The mass sterilization drive of 1976 was one of the most infamous incidents of the 21-month period known as the “Emergency,” which Prime Minister Indira Gandhi had declared the year prior, suspending the Indian constitution. Gandhi justified her decision to dissolve human rights protections by citing internal security disturbances and a need to uplift the underprivileged. She implemented welfare-style programs, gave land to those without property, and artificially lowered the price of some basic goods to make them more affordable. But these policies, ostensibly meant to help poor people, often included a coercive element. In some parts of the country, poor men and women were offered plots of land in exchange for getting sterilized, or for “motivating” others to do so.

In 1976 alone, the Indian government sterilized 6.2 million men. Permanent methods of birth control remain very popular in India, but today women bear almost the entire sterilization burden — 93% of it, according to the most recent government statistics. The Indian government has switched its gender focus, but many of the methods used in recent years to recruit women for tubal ligations were pioneered during these early male sterilization drives.

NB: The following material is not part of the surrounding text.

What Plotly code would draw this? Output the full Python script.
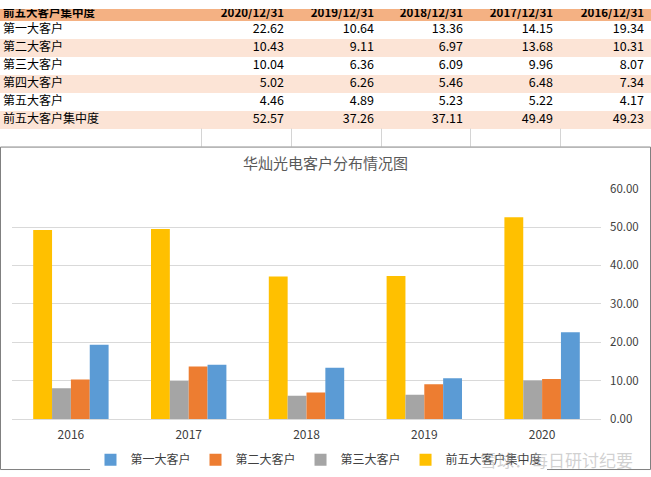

India’s sterilization campaigns for both men and women have been part of international campaign intended to control the nation’s population: long after Indian independence, these measures were — and continue to be — rooted in imperialist ideas, and in long-held Western attitudes about Indian manhood and womanhood. Nearly half a century after the aggressive campaigns of the 1970s, women are still dying in sterilization camps, undergoing procedures that they understand to be the only option, without fully knowing the risks or the alternatives.